One of my favorite things at Thanksgiving is mashed potatoes.  I do not like having to fuss with them at the last minute when you are trying to pull together a meal though.  I am also a bit particular on the consistency, not to soupy and definitely not like glue.

I came across a make ahead mashed potato recipe when a friend made them last year for a potluck dinner.  I researched a few variations (you can find tons online) and settled on this one.  They have a deliciously rich and creamy texture without tasting like they are loaded with cream cheese and sour cream.  I get rave reviews and they are so simple.  

I typically make the recipe a day or two before I serve them and take them out of the refrigerator about an hour before putting them in the oven to heat.  You can also make them and eat them right away or freeze them (consider freezing half the batch for later) and completely defrost before reheating.

On to the recipe:

Start with a 5 pound bag of good old russet potatoes.
Peel, chop and put them in a pot of cold water that has been well salted.  This is the best time to season the potatoes so don't forget the salt!
Starting the potatoes in cold water ensures that they cook evenly.

Bring the potatoes to a boil and cook until they are tender and mash easily.

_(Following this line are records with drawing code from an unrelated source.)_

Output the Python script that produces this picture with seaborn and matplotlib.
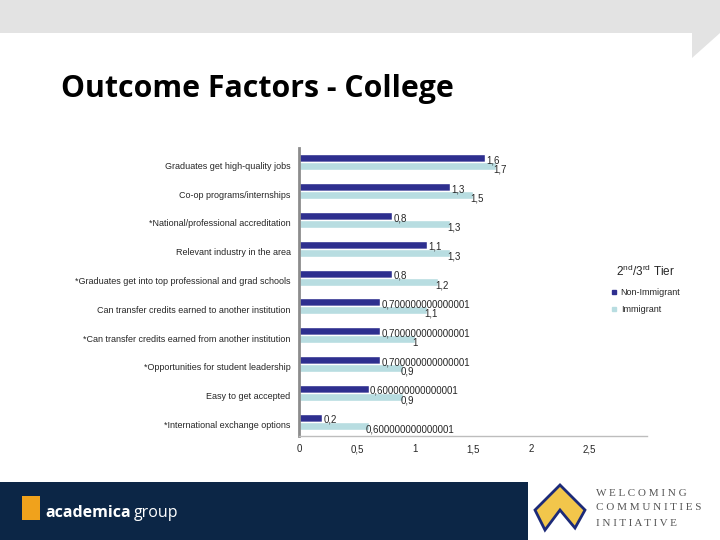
import matplotlib
matplotlib.use("Agg")
import matplotlib.pyplot as plt
import matplotlib.transforms as mtransforms
from matplotlib.patches import Rectangle, Polygon
from matplotlib.lines import Line2D
import seaborn as sns
import pandas as pd

categories = [
    "Graduates get high-quality jobs",
    "Co-op programs/internships",
    "*National/professional accreditation",
    "Relevant industry in the area",
    "*Graduates get into top professional and grad schools",
    "Can transfer credits earned to another institution",
    "*Can transfer credits earned from another institution",
    "*Opportunities for student leadership",
    "Easy to get accepted",
    "*International exchange options",
]
non_immigrant = [1.6, 1.3, 0.8, 1.1, 0.8, 0.7, 0.7, 0.7, 0.6, 0.2]
immigrant = [1.7, 1.5, 1.3, 1.3, 1.2, 1.1, 1.0, 0.9, 0.9, 0.6]
non_immigrant_labels = ["1,6", "1,3", "0,8", "1,1", "0,8", "0,700000000000001",
                        "0,700000000000001", "0,700000000000001", "0,600000000000001", "0,2"]
immigrant_labels = ["1,7", "1,5", "1,3", "1,3", "1,2", "1,1", "1", "0,9", "0,9",
                    "0,600000000000001"]
series = ["Non-Immigrant", "Immigrant"]
colors = ["#2e2f8f", "#b8dde1"]
xticks = [0, 0.5, 1, 1.5, 2, 2.5]
xtick_labels = ["0", "0,5", "1", "1,5", "2", "2,5"]

df = pd.DataFrame({
    "category": categories * 2,
    "value": non_immigrant + immigrant,
    "group": [series[0]] * len(categories) + [series[1]] * len(categories),
})

sns.set_style("white")
plt.rcParams["font.family"] = ["Liberation Sans", "DejaVu Sans"]

fig = plt.figure(figsize=(7.2, 5.4), dpi=100)

# header band
fig.patches.append(Rectangle((0, 1 - 33 / 540), 1, 33 / 540, transform=fig.transFigure,
                             facecolor="#e3e3e3", edgecolor="none", zorder=0))
fig.patches.append(Polygon([(692 / 720, 1 - 33 / 540), (720 / 720, 1 - 33 / 540),
                            (692 / 720, 1 - 58 / 540)], closed=True,
                           transform=fig.transFigure, facecolor="#e3e3e3",
                           edgecolor="none", zorder=0))
# footer band
fig.patches.append(Rectangle((0, 0), 1, 58 / 540, transform=fig.transFigure,
                             facecolor="#0c2646", edgecolor="none", zorder=0))
fig.patches.append(Rectangle((528 / 720, 0), 192 / 720, 58 / 540, transform=fig.transFigure,
                             facecolor="white", edgecolor="none", zorder=1))
fig.patches.append(Rectangle((22 / 720, 20 / 540), 18 / 720, 24 / 540, transform=fig.transFigure,
                             facecolor="#f0a21c", edgecolor="none", zorder=2))
t1 = fig.text(45 / 720, 27 / 540, "academica", color="white", fontsize=11.5, fontweight="bold",
              family=["Open Sans", "DejaVu Sans"], va="center", ha="left")
fig.canvas.draw()
bb = t1.get_window_extent()
fig.text(bb.x1 / 720 + 3 / 720, 27 / 540, "group", color="white", fontsize=11.5,
         family=["Open Sans", "DejaVu Sans"], va="center", ha="left")
fig.patches.append(Polygon([(545 / 720, 10 / 540), (560 / 720, 30 / 540), (575 / 720, 12 / 540),
                            (585 / 720, 30 / 540), (560 / 720, 55 / 540), (535 / 720, 30 / 540)],
                           closed=True, transform=fig.transFigure, facecolor="#f2c64b",
                           edgecolor="#1c2a78", linewidth=2, zorder=2))
for yy, word in [(47, "W E L C O M I N G"), (32, "C O M M U N I T I E S"),
                 (17, "I N I T I A T I V E")]:
    fig.text(596 / 720, yy / 540, word, color="#555555", fontsize=8,
             family=["Liberation Serif", "DejaVu Serif"], va="center", ha="left")

fig.text(61 / 720, 1 - 89 / 540, "Outcome Factors - College", fontsize=21.8, fontweight="bold",
         family=["Open Sans", "DejaVu Sans"], va="center", ha="left", color="black")

ax = fig.add_axes([299 / 720, 1 - 436 / 540, 348 / 720, 288 / 540])
sns.barplot(data=df, y="category", x="value", hue="group", orient="h",
            palette=colors, width=0.56, ax=ax, saturation=1, legend=False)

ax.set_xlim(0, 3)
ax.set_xticks(xticks)
ax.set_xticklabels(xtick_labels, fontsize=7)
ax.tick_params(axis="x", length=0, pad=6)
ax.tick_params(axis="y", length=0, labelsize=6.5, pad=6)
ax.set_xlabel("")
ax.set_ylabel("")
shift = mtransforms.ScaledTranslation(0, -3 / 100, fig.dpi_scale_trans)
for lab in ax.get_yticklabels():
    lab.set_transform(lab.get_transform() + shift)
for s in ["top", "right"]:
    ax.spines[s].set_visible(False)
ax.spines["left"].set_color("#8c8c8c")
ax.spines["left"].set_linewidth(2)
ax.spines["bottom"].set_color("#bdbdbd")
ax.spines["bottom"].set_linewidth(1)

anns = ax.bar_label(ax.containers[0], labels=non_immigrant_labels, fontsize=7, padding=1)
for a in anns:
    a.xyann = (1, -1.5)
anns = ax.bar_label(ax.containers[1], labels=immigrant_labels, fontsize=7, padding=1)
for a in anns:
    a.xyann = (-2, -2.5)

handles = [Line2D([], [], marker="s", linestyle="none", markersize=3.5,
                  markerfacecolor=c, markeredgecolor=c) for c in colors]
leg = ax.legend(handles, series,
                title=r"2$^{\mathregular{nd}}$/3$^{\mathregular{rd}}$ Tier", loc="upper left",
                bbox_to_anchor=(0.875, 0.625), frameon=False, fontsize=6.5,
                title_fontsize=8.5, handlelength=0.6, handletextpad=0.4, labelspacing=0.95)

fig.savefig("out.png", dpi=100)
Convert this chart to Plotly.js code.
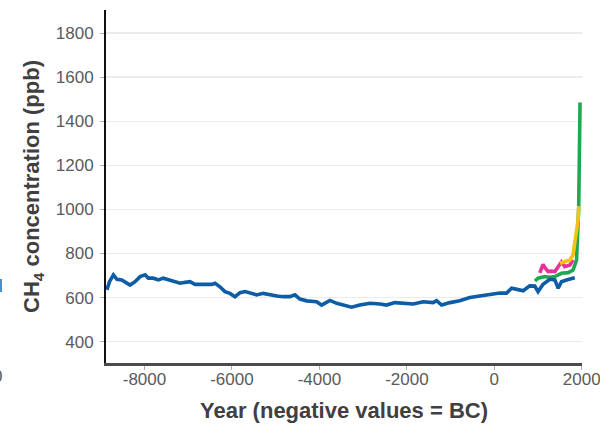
<!DOCTYPE html>
<html>
<head>
<meta charset="utf-8">
<script src="https://cdn.plot.ly/plotly-3.0.1.min.js"></script>
<style>html,body{margin:0;padding:0;background:#fff;}#chart{width:600px;height:429px;}</style>
</head>
<body>
<div id="chart"></div>
<script>
// Blue record (long ice-core series)
const blueYears = [-8860,-8800,-8710,-8630,-8520,-8400,-8330,-8215,-8100,-7985,-7910,-7800,-7680,-7570,-7455,-7340,-7185,-7070,-6960,-6845,-6655,-6460,-6385,-6275,-6160,-6045,-5930,-5815,-5700,-5585,-5435,-5285,-5130,-4975,-4825,-4675,-4560,-4445,-4290,-4065,-3950,-3760,-3605,-3455,-3265,-3075,-2845,-2615,-2465,-2275,-2085,-1855,-1625,-1400,-1320,-1205,-1015,-790,-560,-330,-100,125,280,395,545,660,810,925,1000,1115,1270,1385,1460,1535,1650,1765,1840];
const blueValues = [635,672,703,683,680,665,657,672,695,703,688,688,680,688,680,672,665,669,672,660,660,660,665,649,627,619,604,622,627,619,612,619,612,607,604,604,612,593,585,581,566,587,574,566,556,566,574,571,566,577,574,571,581,577,586,566,577,586,600,606,614,621,620,642,636,631,653,652,627,660,683,680,642,672,680,688,690];
// Green record
const greenYears = [930,1000,1155,1270,1385,1535,1690,1800,1880,1915,1930,1945,1960];
const greenValues = [675,688,695,692,695,710,713,725,770,950,1010,1250,1485];
// Pink record
const pinkYears = [1040,1080,1115,1160,1230,1300,1385,1460,1535,1610,1690,1730,1800];
const pinkValues = [712,740,750,735,718,720,718,740,762,740,745,748,771];
// Yellow record
const yellowYears = [1500,1610,1730,1800,1840,1880,1915,1932];
const yellowValues = [756,763,771,794,846,892,952,1015];

const yTicks = [400,600,800,1000,1200,1400,1600,1800];
const xTicks = [-8000,-6000,-4000,-2000,0,2000];

const lw = 3.6;
const traces = [
  {x: greenYears, y: greenValues, type:'scatter', mode:'lines', line:{color:'#1fa84f', width:lw}, hoverinfo:'skip'},
  {x: pinkYears, y: pinkValues, type:'scatter', mode:'lines', line:{color:'#e6339a', width:lw}, hoverinfo:'skip'},
  {x: yellowYears, y: yellowValues, type:'scatter', mode:'lines', line:{color:'#f5c211', width:lw}, hoverinfo:'skip'},
  {x: blueYears, y: blueValues, type:'scatter', mode:'lines', line:{color:'#0d5ca6', width:lw}, hoverinfo:'skip'}
];

const layout = {
  width: 600, height: 429,
  margin: {l:106, r:18, t:10, b:66},
  paper_bgcolor:'#fff', plot_bgcolor:'#fff',
  showlegend:false,
  font:{family:'Liberation Sans, Arial, sans-serif', color:'#606060'},
  xaxis:{
    range:[-8880, 2005],
    tickvals:xTicks, ticktext:xTicks.map(String),
    ticklabeloverflow:'allow',
    ticklabelstandoff:-5,
    showgrid:false, zeroline:false,
    showline:true, linecolor:'#4a4a4a', linewidth:3,
    ticks:'outside', ticklen:4, tickcolor:'#b0b0b0', tickwidth:1,
    tickfont:{size:17, color:'#5a5a5a'},
    title:{text:'Year (negative values = BC)', font:{size:22, color:'#404040', weight:'bold'}, standoff:15}
  },
  yaxis:{
    range:[303, 1905],
    tickvals:yTicks, ticktext:yTicks.map(String),
    showgrid:true, gridcolor:'#ebebeb', gridwidth:1.5,
    zeroline:false,
    showline:true, linecolor:'#111', linewidth:2,
    ticks:'outside', ticklen:4, tickcolor:'#b0b0b0', tickwidth:1,
    ticklabelstandoff:3,
    tickfont:{size:17, color:'#5a5a5a'},
    title:{text:'CH<sub>4</sub> concentration (ppb)', font:{size:22, color:'#404040', weight:'bold'}, standoff:10}
  },
  annotations:[
    {xref:'paper', yref:'paper', x:(-3-106)/476, y:(363-376)/353, text:'0', showarrow:false,
     xanchor:'center', yanchor:'middle', font:{size:17, color:'#5a5a5a'}}
  ],
  shapes:[
    {type:'line', xref:'paper', yref:'paper', x0:(1-106)/476, x1:(1-106)/476, y0:(363-279)/353, y1:(363-292)/353,
     line:{color:'#4a8fd0', width:2}}
  ]
};

Plotly.newPlot('chart', traces, layout, {displayModeBar:false, staticPlot:true});
</script>
</body>
</html>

(I saw a trick on Pinterest where you can use a spoon to keep the pot from boiling over.  I never got the pot hot enough for that to happen, so I guess I will try again another time and let you know how it goes.)

For the mashin' ingredients you will need:
1 stick of butter
1 cup of sour cream
8 oz cream cheese (one box)

Add your potatoes that have been well drained and mash away.  I'm cheating and using my mixer!

I like to whip them so they are really fluffy.

At this point, you can adjust your seasonings and add any additional ingredients you might like.  Perhaps some garlic powder or chives...
I left mine plain.
Finally, toss them into a greased, oven-safe dish and cover with foil.

You are ready to heat, chill or freeze!  Remember to take them out of the fridge for about 30-60 minutes so they have some time to come up to room temperature.  This allows them to heat evenly.  Heat in a 350 degree oven for about 30 minutes and enjoy!